You dont really need 128bit textures, so much as you do a 128bit pipeline. 32bit is adequate for storage for most situations.
The only time 32bits isn’t enuff, is when you’re doing extensive calculations on fragments. But this is only in the pipeline where the calculations take place. Storing you textures in 128bit, over 32bit, will give you hardly any benefit at all.
AFAIK Photoshop supports 64bit images. IIRC. But it’s pointless for most things.
In fact, there can be situations where you want to have more than 32bits textures. For example, a good use of them is to store high dynamic range images.

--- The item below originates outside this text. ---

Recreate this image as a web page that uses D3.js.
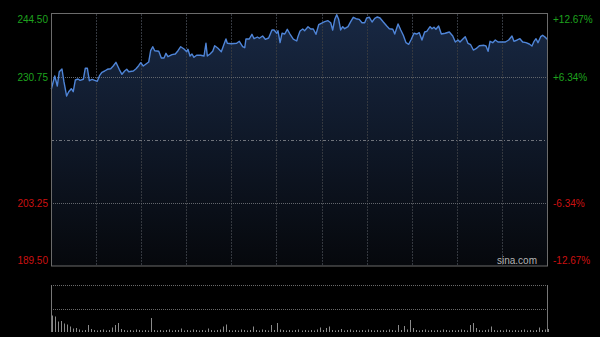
<!DOCTYPE html>
<html>
<head>
<meta charset="utf-8">
<script src="https://cdn.jsdelivr.net/npm/d3@7"></script>
<style>
  html, body { margin: 0; padding: 0; background: #000; }
  svg { display: block; }
</style>
</head>
<body>
<div class="chart_area"></div>
<script>
// minutes since open (x) and price
var minutes = [0.2,2.5,4.2,5.5,7.3,8.6,10.4,11.8,13.5,14.8,16.2,18.0,19.3,21.5,22.8,24.2,25.5,27.3,29.1,30.8,
  32.4,33.9,35.7,37.5,39.7,41.4,43.2,45.4,47.2,49.0,50.4,51.7,54.8,56.6,58.3,59.7,61.4,63.2,65.0,66.3,
  67.7,69.0,71.7,73.4,75.2,76.5,77.8,80.5,82.7,84.5,86.3,88.5,90.3,91.1,92.5,93.8,95.1,96.9,99.6,101.8,
  103.1,104.0,105.8,107.6,108.9,111.1,113.3,115.1,116.4,117.3,120.0,123.5,125.3,127.5,128.9,129.7,131.9,133.7,135.1,137.3,
  138.6,140.8,142.6,144.8,147.0,148.4,150.2,151.0,152.4,153.7,155.5,157.2,159.0,161.2,163.5,164.3,165.7,167.5,168.8,171.0,
  172.8,174.5,176.3,178.1,179.8,182.1,184.3,186.1,187.4,188.8,190.1,191.4,192.7,194.1,195.4,197.6,199.4,201.1,202.9,205.1,
  206.9,208.7,210.0,211.8,213.6,215.4,217.1,218.9,221.1,223.4,225.1,227.4,228.7,230.9,232.7,234.4,236.2,238.0,239.7,241.5,
  243.3,245.0,246.8,248.6,250.0,252.2,253.5,254.8,256.1,257.9,259.7,262.3,265.0,267.3,269.0,270.8,272.1,273.9,275.6,277.4,
  279.2,281.0,282.8,285.0,288.1,289.4,290.8,292.1,293.9,295.6,297.4,299.6,302.3,304.5,306.7,308.0,310.2,312.0,313.8,316.0,
  318.2,320.0,321.4,322.7,324.0,325.8,327.1,328.9,330.0];
var prices = [228.07,230.97,228.79,231.91,232.50,229.72,226.60,227.54,228.20,227.54,230.10,230.31,230.03,230.25,232.65,232.65,229.94,230.25,230.03,229.81,
  231.12,231.78,232.06,232.43,232.56,233.15,233.96,232.43,231.34,232.06,232.43,231.91,232.06,232.56,233.22,233.87,233.15,233.59,234.02,236.49,
  237.36,236.49,236.36,234.90,234.90,235.92,235.18,235.62,235.77,236.49,237.36,236.86,236.27,236.80,235.33,235.77,235.05,235.49,235.49,235.33,
  238.11,235.33,235.77,236.36,237.58,237.01,236.27,237.89,239.04,238.11,238.02,238.11,238.54,237.36,237.14,239.04,239.04,240.07,239.11,239.48,
  239.20,239.70,238.98,239.26,241.01,241.01,240.29,240.86,238.24,240.29,240.13,241.16,240.13,239.04,238.61,239.55,240.79,241.23,240.86,241.73,
  241.23,241.23,240.07,242.16,242.47,242.82,243.04,242.60,241.01,243.34,244.35,243.34,241.01,241.73,241.29,241.73,242.82,243.78,243.47,243.34,
  242.60,242.60,243.63,243.78,242.75,243.56,243.85,243.63,242.75,241.88,241.29,241.16,240.13,242.32,241.01,239.85,238.24,237.89,238.98,240.29,
  240.13,240.42,238.83,240.57,240.72,241.73,241.29,241.60,241.16,241.88,240.13,240.29,240.57,239.70,238.39,238.83,238.39,238.98,239.55,238.11,
  237.80,236.64,236.93,237.58,237.67,237.52,236.36,238.54,238.24,238.83,238.39,238.39,238.39,238.83,239.70,238.54,238.83,239.11,238.39,238.24,
  237.95,237.52,238.54,239.11,238.24,239.55,239.85,239.41,238.98];

// volume, one bar every 2 minutes
var volumes = [33,31,21,22,17,15,11,7,8,5,3,4,14,6,4,3,4,5,3,4,
  9,14,18,6,4,3,4,3,5,4,3,4,3,28,4,3,4,3,4,5,3,4,4,7,3,4,3,5,4,3,
  4,3,7,4,3,4,5,11,15,4,3,4,3,5,4,3,4,11,4,3,5,4,3,14,4,18,5,4,3,4,
  3,4,5,3,4,3,4,3,5,9,4,8,11,4,3,4,6,3,4,5,3,4,3,4,3,5,4,3,4,3,
  4,3,5,4,3,14,4,12,5,24,8,4,3,4,5,3,4,3,4,3,5,4,3,4,3,4,5,4,3,14,
  18,8,4,3,4,5,11,4,3,4,3,5,4,3,4,3,4,5,3,4,3,4,9,4,5,6];

var prevClose = 217;
var priceTicks = [244.5, 230.75, 203.25, 189.5];
var gridPrices = [230.75, 203.25];
var timeTicks = [30, 60, 90, 120, 150, 180, 210, 240, 270, 300];

var W = 600, H = 337;
var plot = { left: 51, right: 547, top: 14, bottom: 266 };
var vol = { top: 285, bottom: 332 };

var svg = d3.select(".chart_area").append("svg")
    .attr("width", W)
    .attr("height", H)
    .style("background", "#000");

var x = d3.scaleLinear().domain([0, 330]).range([plot.left, plot.right]);
var y = d3.scaleLinear().domain([189.5, 244.5]).range([plot.bottom, plot.top]);
var yVol = d3.scaleLinear().domain([0, 94]).range([vol.bottom, vol.top]);

var defs = svg.append("defs");
var grad = defs.append("linearGradient")
    .attr("id", "areaGrad")
    .attr("gradientUnits", "userSpaceOnUse")
    .attr("x1", 0).attr("y1", plot.top)
    .attr("x2", 0).attr("y2", plot.bottom);
grad.append("stop").attr("offset", "0%").attr("stop-color", "#182843");
grad.append("stop").attr("offset", "50%").attr("stop-color", "#0f1828");
grad.append("stop").attr("offset", "100%").attr("stop-color", "#06080c");

var pts = minutes.map(function(m, i){ return { t: m, p: prices[i] }; });

// area under the price line
svg.append("path")
    .datum(pts)
    .attr("fill", "url(#areaGrad)")
    .attr("d", d3.area()
        .x(d => x(d.t))
        .y0(y(189.5))
        .y1(d => y(d.p)));

// vertical grid
svg.selectAll(".vgrid")
    .data(timeTicks)
    .enter().append("line")
    .attr("class", "vgrid")
    .attr("x1", d => Math.round(x(d)) + 0.5)
    .attr("x2", d => Math.round(x(d)) + 0.5)
    .attr("y1", plot.top)
    .attr("y2", plot.bottom)
    .attr("stroke", "#34383f")
    .attr("stroke-dasharray", "2,1");

// horizontal grid
svg.selectAll(".hgrid")
    .data(gridPrices)
    .enter().append("line")
    .attr("class", "hgrid")
    .attr("x1", plot.left)
    .attr("x2", plot.right)
    .attr("y1", d => Math.round(y(d)) + 0.5)
    .attr("y2", d => Math.round(y(d)) + 0.5)
    .attr("stroke", "#62666c")
    .attr("stroke-dasharray", "1,1");

// previous close line
svg.append("line")
    .attr("x1", plot.left)
    .attr("x2", plot.right)
    .attr("y1", Math.round(y(prevClose)) + 0.5)
    .attr("y2", Math.round(y(prevClose)) + 0.5)
    .attr("stroke", "#70747c")
    .attr("stroke-dasharray", "3,2,1,2");

// price line
svg.append("path")
    .datum(pts)
    .attr("fill", "none")
    .attr("stroke", "#4f85d8")
    .attr("stroke-width", 1.4)
    .attr("stroke-linejoin", "round")
    .attr("d", d3.line().x(d => x(d.t)).y(d => y(d.p)));

// plot frame
svg.append("rect")
    .attr("x", plot.left + 0.5)
    .attr("y", plot.top - 0.5)
    .attr("width", plot.right - plot.left)
    .attr("height", plot.bottom - plot.top + 0.5)
    .attr("fill", "none")
    .attr("stroke", "#6b6b6b");

// price labels
function priceColor(p){ return p >= prevClose ? "#1ea31e" : "#cc1111"; }
function labelDy(i){ return i == 0 ? 5 : (i == priceTicks.length - 1 ? -6 : 0); }

svg.selectAll(".lbl")
    .data(priceTicks)
    .enter().append("text")
    .attr("class", "lbl")
    .attr("x", plot.left - 3)
    .attr("y", (d, i) => y(d) + labelDy(i))
    .attr("dy", "0.35em")
    .attr("text-anchor", "end")
    .style("font-family", "'Liberation Sans', Arial, sans-serif")
    .style("font-size", "10px")
    .style("fill", d => priceColor(d))
    .text(d => d.toFixed(2));

svg.selectAll(".pct")
    .data(priceTicks)
    .enter().append("text")
    .attr("class", "pct")
    .attr("x", plot.right + 6)
    .attr("y", (d, i) => y(d) + labelDy(i))
    .attr("dy", "0.35em")
    .style("font-family", "'Liberation Sans', Arial, sans-serif")
    .style("font-size", "10px")
    .style("fill", d => priceColor(d))
    .text(function(d){
        var v = (d - prevClose) / prevClose * 100;
        return (v > 0 ? "+" : "") + v.toFixed(2) + "%";
    });

svg.append("text")
    .attr("x", plot.right - 10)
    .attr("y", plot.bottom - 2)
    .attr("text-anchor", "end")
    .style("font-family", "'Liberation Sans', Arial, sans-serif")
    .style("font-size", "10px")
    .style("fill", "#b4b4b4")
    .text("sina.com");

// volume panel
[94, 47].forEach(function(v){
    svg.append("line")
        .attr("x1", plot.left)
        .attr("x2", plot.right)
        .attr("y1", Math.round(yVol(v)) + 0.5)
        .attr("y2", Math.round(yVol(v)) + 0.5)
        .attr("stroke", "#6a6a6a")
        .attr("stroke-dasharray", "1,1");
});

svg.selectAll(".vbar")
    .data(volumes)
    .enter().append("rect")
    .attr("class", "vbar")
    .attr("x", (d, i) => Math.round(x(i * 2)) + 1)
    .attr("width", 1)
    .attr("y", d => yVol(d))
    .attr("height", d => yVol(0) - yVol(d))
    .attr("fill", "#8a8a8a");

[plot.left, plot.right].forEach(function(px){
    svg.append("line")
        .attr("x1", px + 0.5)
        .attr("x2", px + 0.5)
        .attr("y1", vol.top)
        .attr("y2", vol.bottom)
        .attr("stroke", "#777");
});
</script>
</body>
</html>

In Devedeq’s page you can find images using Greg Ward’s format: http://www.debevec.org/Research/HDR/
There is a page with the descriptions of a couple of formats: http://positron.cs.berkeley.edu/~gwlarson/pixformat/
Hope this helps.
– Carlos
[This message has been edited by Cab (edited 11-12-2002).]
The HDR pixel format stores RGBE where the E is the exponent of the highest-valued component (in a float) and R, G, B are the highest 8 bits (including leading one) of the mantissa, when normalized to that exponent. Each is stored as 8 bits, so it’s a “high dynamic range” image file format with 32 bits per pixel.
PNG and TGA and TIFF can store (and, to some extent, compress) images with 16 bits per component. Photoshop can work with these images. Sort of.
However, because there is no interpolation/filtering in the current floating point texture formats, I don’t think it’s so useful to put texture images in floating point buffers. These buffers are probably more useful for things like look-up tables, and for multi-pass rendering use.
Yes you can edit > 8 bit data on an 8 bit monitor. Simply need adjustable luts in
your paint package so you can move around the color space.
Amazon Paint which runs on Linux and Irix
supports 16 bit/channel images and has adjustable luts. There is also an openEXR reader plugin available now. http://www.ifx.com/
Surely you only need HDR/floating-point for env-map textures or actual light brightness levels (and obviously the render target texture).
A diffuse texture is just a modulate on the diffuse lighting received at a point (ie, between 0 and 1) so they can be drawn the same way as they are now.
You could generate HDR env-maps by actually rendering a scene into a cubemap.